* [Objective] In the listing below, locate the line with "Generate a Python" and the line with "5900, 5800, 5900, 5800, 5900, 5800, 6000, 5700, 5800, 5900]", then output both and everything between them exactly, minus any pictures.

* [Entries provided]

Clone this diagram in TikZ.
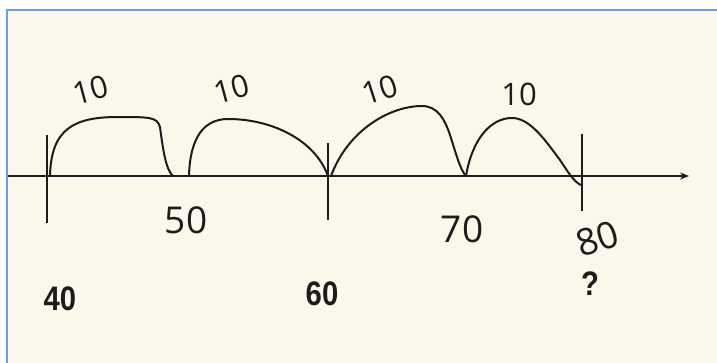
\documentclass[tikz,border=0pt]{standalone}
\usepackage{fontspec}
\setmainfont{Liberation Sans}
\newfontfamily\handfont{Open Sans}
\usepackage{xcolor}
\usetikzlibrary{arrows.meta}
\definecolor{frameblue}{HTML}{6C9FDA}
\definecolor{cream}{HTML}{FBF7EA}
\definecolor{ink}{HTML}{1C1C1C}

\begin{document}
\begin{tikzpicture}[
    x=1pt, y=-1pt,
    hop/.style={draw=ink, line width=2pt, line cap=round, line join=round},
    tickline/.style={draw=ink, line width=1.7pt},
    hand/.style={font=\handfont\fontsize{31}{31}\selectfont, text=ink, inner sep=0pt,
                 text height=0.72em, text depth=0pt},
    bighand/.style={hand, font=\handfont\fontsize{37}{37}\selectfont},
    typed/.style={font=\fontsize{34}{34}\selectfont\bfseries, text=ink, inner sep=0pt,
                  xscale=0.86, text height=0.72em, text depth=0pt},
    arr/.style={-{Stealth[length=9pt,width=7pt]}, draw=ink, line width=1.5pt}
]
\useasboundingbox (0,0) rectangle (717,362);
\fill[white] (0,0) rectangle (717,362);
\draw[line width=2.2pt, draw=frameblue, fill=cream] (7,10) rectangle (740,380);

% number line
\coordinate (start) at (8,176);
\coordinate (end) at (689,176);
\draw[arr] (start) -- (end);

\foreach \n/\x/\a/\b in {40/47/135/223, 60/328/143/220, 80/582/134/211} {
  \coordinate (t\n a) at (\x,\a);
  \coordinate (t\n b) at (\x,\b);
  \draw[tickline] (t\n a) -- (t\n b);
}

\coordinate (p40) at (50,176);
\coordinate (p50a) at (173,176);
\coordinate (p50b) at (189,176);
\coordinate (p60) at (328,176);
\coordinate (p60b) at (331,176);
\coordinate (p70) at (466,176);
\coordinate (p80) at (581,185);

% hops of ten
\draw[hop] (p40) .. controls (51,128) and (75,117) .. (118,117)
  .. controls (150,117) and (157,117) .. (160,127)
  .. controls (163,150) and (166,170) .. (p50a);
\draw[hop] (p50b) .. controls (190,136) and (205,119) .. (228,119)
  .. controls (272,119) and (315,140) .. (p60);
\draw[hop] (p60b) .. controls (348,130) and (390,106) .. (422,106)
  .. controls (438,106) and (445,120) .. (450,135)
  .. controls (455,150) and (460,170) .. (p70);
\draw[hop] (p70) .. controls (472,140) and (490,118) .. (512,118)
  .. controls (530,118) and (545,140) .. (560,160)
  .. controls (568,172) and (574,182) .. (p80);

% handwritten labels
\node[hand, rotate=15] (h1) at (93,97) {10};
\node[hand, rotate=15] (h2) at (234,96) {10};
\node[hand, rotate=18] (h3) at (382,97) {10};
\node[hand] (h4) at (519,102) {10};
\node[bighand] (n50) at (186,230) {50};
\node[bighand] (n70) at (462,239) {70};
\node[bighand, rotate=18] (n80) at (600,248) {80};

% printed labels
\node[typed] (l40) at (60,307) {40};
\node[typed] (l60) at (322,302) {60};
\node[typed] (lq) at (590,292) {?};
\end{tikzpicture}
\end{document}
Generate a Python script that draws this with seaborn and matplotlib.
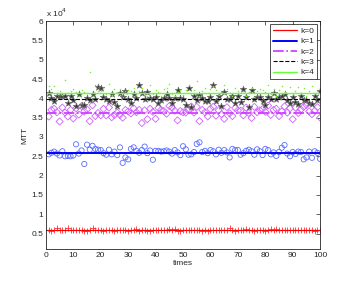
import numpy as np
import pandas as pd
import matplotlib
matplotlib.use("Agg")
import matplotlib.pyplot as plt
import seaborn as sns
from matplotlib.ticker import FuncFormatter

# --- data (x = 1..100) ---
times = list(range(1, 101))

k0 = [5800, 5700, 5900, 6300, 5900, 5800, 6000, 6400, 5900, 5800,
      5900, 5800, 5900, 5600, 5700, 5900, 6500, 5800, 6000, 5900,
      5700, 5800, 5900, 5800, 5700, 6000, 5900, 6000, 5800, 5600,
      5800, 5900, 6200, 5700, 5900, 5800, 5700, 5700, 5900, 6000,
      5900, 5800, 6000, 5900, 6100, 6000, 6200, 5700, 5600, 5800,
      5900, 5800, 5900, 5800, 5800, 5900, 5700, 5800, 5700, 5900,
      5900, 6000, 5800, 5900, 6000, 5800, 6300, 5800, 5700, 6000,
      5800, 5900, 6200, 5800, 5900, 5600, 5800, 5800, 5900, 5700,
      5900, 6100, 6000, 6200, 5800, 5900, 5800, 5900, 6000, 5800,
      5900, 5800, 5900, 5800, 5900, 5800, 6000, 5700, 5800, 5900]

k1 = [25500, 25900, 26200, 25700, 25200, 26300, 25000, 25100, 25000, 25200,
      28100, 25700, 26500, 23000, 28000, 26700, 27700, 26900, 26700, 26600,
      25800, 25400, 26700, 25500, 26200, 25300, 27300, 23300, 24700, 24200,
      26900, 27300, 26400, 25900, 26600, 27500, 25800, 26500, 24100, 26400,
      26400, 26200, 26300, 26500, 26200, 25700, 26600, 26000, 25300, 27600,
      26800, 25400, 25500, 26100, 28200, 28600, 26100, 26400, 25800, 26600,
      26300, 25500, 26700, 25900, 26600, 26000, 24700, 26900, 26600, 26600,
      25400, 25800, 26400, 26700, 26300, 25400, 26800, 26300, 25300, 26900,
      26600, 25500, 26000, 25100, 26100, 27200, 27900, 25700, 25000, 26100,
      25600, 26200, 26100, 24200, 24700, 26200, 24600, 26300, 25900, 24300]

k2 = [35300, 37000, 37300, 36400, 34000, 37600, 36300, 35300, 37000, 34800,
      37400, 35800, 38000, 36600, 37100, 34100, 38200, 35400, 36200, 35600,
      37300, 35600, 37600, 35100, 35700, 36300, 35700, 35000, 37000, 36600,
      36100, 37400, 36400, 37000, 33600, 36900, 34600, 37300, 36500, 34700,
      37500, 37000, 36700, 36000, 38000, 37600, 36800, 34300, 36700, 36400,
      36300, 37100, 37900, 36300, 37800, 34100, 37000, 36400, 35300, 37300,
      37800, 35500, 36900, 35900, 34700, 37700, 36100, 35400, 37500, 36900,
      36800, 35600, 37600, 36200, 34900, 37800, 36400, 36900, 37200, 36500,
      38100, 35700, 37000, 37300, 35400, 36600, 37900, 36300, 37400, 34600,
      37600, 36200, 37100, 37800, 38300, 36600, 35900, 36800, 37700, 35000]

k3 = [41500, 40000, 39200, 40600, 40500, 40700, 40500, 38700, 40600, 39500,
      38000, 41000, 38200, 38200, 40000, 39600, 41200, 39800, 42900, 42800,
      40400, 39900, 39300, 41100, 39100, 38000, 41300, 40300, 42000, 39800,
      38800, 41200, 40100, 43400, 41400, 39700, 41600, 40100, 39800, 40300,
      38900, 39600, 40200, 41100, 40100, 38700, 40000, 42200, 40100, 39800,
      38300, 42800, 37800, 40600, 39500, 40800, 40000, 39200, 39200, 40400,
      43400, 39400, 40600, 38100, 41600, 39800, 39700, 40500, 38900, 40700,
      39100, 42500, 40300, 37700, 42100, 39800, 40300, 40400, 39400, 38200,
      40300, 39700, 41300, 39900, 40300, 40600, 41100, 39600, 38900, 40300,
      39000, 38600, 40700, 39500, 39600, 38800, 38500, 40500, 39500, 41800]

k4 = [43300, 42400, 43200, 41500, 41900, 40800, 44700, 41300, 42000, 42500,
      41700, 40500, 42200, 41600, 41500, 46700, 40600, 43500, 41900, 41800,
      42600, 41000, 43800, 40800, 42300, 41600, 42300, 40400, 41800, 42200,
      41800, 42700, 40900, 41900, 42800, 41500, 40700, 43400, 41200, 42100,
      41700, 40500, 42400, 42600, 43700, 41200, 40700, 41600, 42100, 40900,
      42200, 43400, 41000, 42100, 44600, 40600, 41900, 42800, 41500, 42400,
      43100, 42100, 40800, 41700, 43400, 42300, 41400, 40600, 42700, 41900,
      41300, 42000, 40700, 41700, 42600, 40400, 41900, 42300, 42100, 41600,
      43500, 41100, 42500, 40700, 42200, 43200, 41700, 41400, 42900, 41200,
      42000, 43000, 41300, 42600, 40500, 42000, 43100, 41500, 41900, 42800]

labels = ["k=0", "k=1", "k=2", "k=3", "k=4"]
levels = [5850, 25900, 36200, 39900, 41350]

sns.set_style("white")
plt.rcParams['font.family'] = ['Liberation Sans', 'DejaVu Sans']

fig = plt.figure(figsize=(3.53, 2.81), dpi=100)
ax = fig.add_axes([0.130, 0.114, 0.777, 0.811])

# markers
sns.scatterplot(x=times, y=k0, marker='+', color='#ff3030', s=14, linewidth=0.6, ax=ax)
sns.scatterplot(x=times, y=k1, marker='o', facecolor='none', edgecolor='#5a6cff', s=14, linewidth=0.6, ax=ax)
sns.scatterplot(x=times, y=k2, marker='D', facecolor='none', edgecolor='#d060ff', s=13, linewidth=0.6, ax=ax)
sns.scatterplot(x=times, y=k3, marker='*', color='#303030', edgecolor='#707070', s=24, linewidth=0.5, ax=ax)
sns.scatterplot(x=times, y=k4, marker='.', color='#77ee33', s=5, linewidth=0, ax=ax)

# mean lines
styles = [('#ff0000', '-', 0.9), ('#0000ff', '-', 1.4), ('#cc33ff', '-.', 1.2),
          ('#000000', '--', 0.8), ('#66ff33', '-', 1.0)]
for lab, lvl, (c, ls, lw) in zip(labels, levels, styles):
    ax.axhline(lvl, color=c, linestyle=ls, linewidth=lw, label=lab)

ax.set_xlim(0, 100)
ax.set_ylim(1000, 60000)
ax.set_xticks(range(0, 101, 10))
ax.set_yticks(np.arange(5000, 60001, 5000))
ax.yaxis.set_major_formatter(FuncFormatter(lambda v, p: f"{v / 1e4:g}"))
ax.tick_params(direction='in', length=3, width=0.5, labelsize=6,
               top=True, right=True, pad=2)
for sp in ax.spines.values():
    sp.set_linewidth(0.6)
    sp.set_color('#222222')

ax.set_xlabel("times", fontsize=6, labelpad=1)
ax.set_ylabel("MTT", fontsize=6, labelpad=2)
ax.text(0, 1.008, r"x 10$^4$", transform=ax.transAxes, fontsize=6, va='bottom')

leg = ax.legend(loc='upper right', fontsize=6, frameon=True, fancybox=False,
                handlelength=2.8, borderpad=0.35, labelspacing=0.3,
                handletextpad=0.4, borderaxespad=0.4)
leg.get_frame().set_edgecolor('#000000')
leg.get_frame().set_linewidth(0.6)

fig.savefig("out.png", dpi=100)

* [Right answer]
Generate a Python script that draws this with seaborn and matplotlib.
import numpy as np
import pandas as pd
import matplotlib
matplotlib.use("Agg")
import matplotlib.pyplot as plt
import seaborn as sns
from matplotlib.ticker import FuncFormatter

# --- data (x = 1..100) ---
times = list(range(1, 101))

k0 = [5800, 5700, 5900, 6300, 5900, 5800, 6000, 6400, 5900, 5800,
      5900, 5800, 5900, 5600, 5700, 5900, 6500, 5800, 6000, 5900,
      5700, 5800, 5900, 5800, 5700, 6000, 5900, 6000, 5800, 5600,
      5800, 5900, 6200, 5700, 5900, 5800, 5700, 5700, 5900, 6000,
      5900, 5800, 6000, 5900, 6100, 6000, 6200, 5700, 5600, 5800,
      5900, 5800, 5900, 5800, 5800, 5900, 5700, 5800, 5700, 5900,
      5900, 6000, 5800, 5900, 6000, 5800, 6300, 5800, 5700, 6000,
      5800, 5900, 6200, 5800, 5900, 5600, 5800, 5800, 5900, 5700,
      5900, 6100, 6000, 6200, 5800, 5900, 5800, 5900, 6000, 5800,
      5900, 5800, 5900, 5800, 5900, 5800, 6000, 5700, 5800, 5900]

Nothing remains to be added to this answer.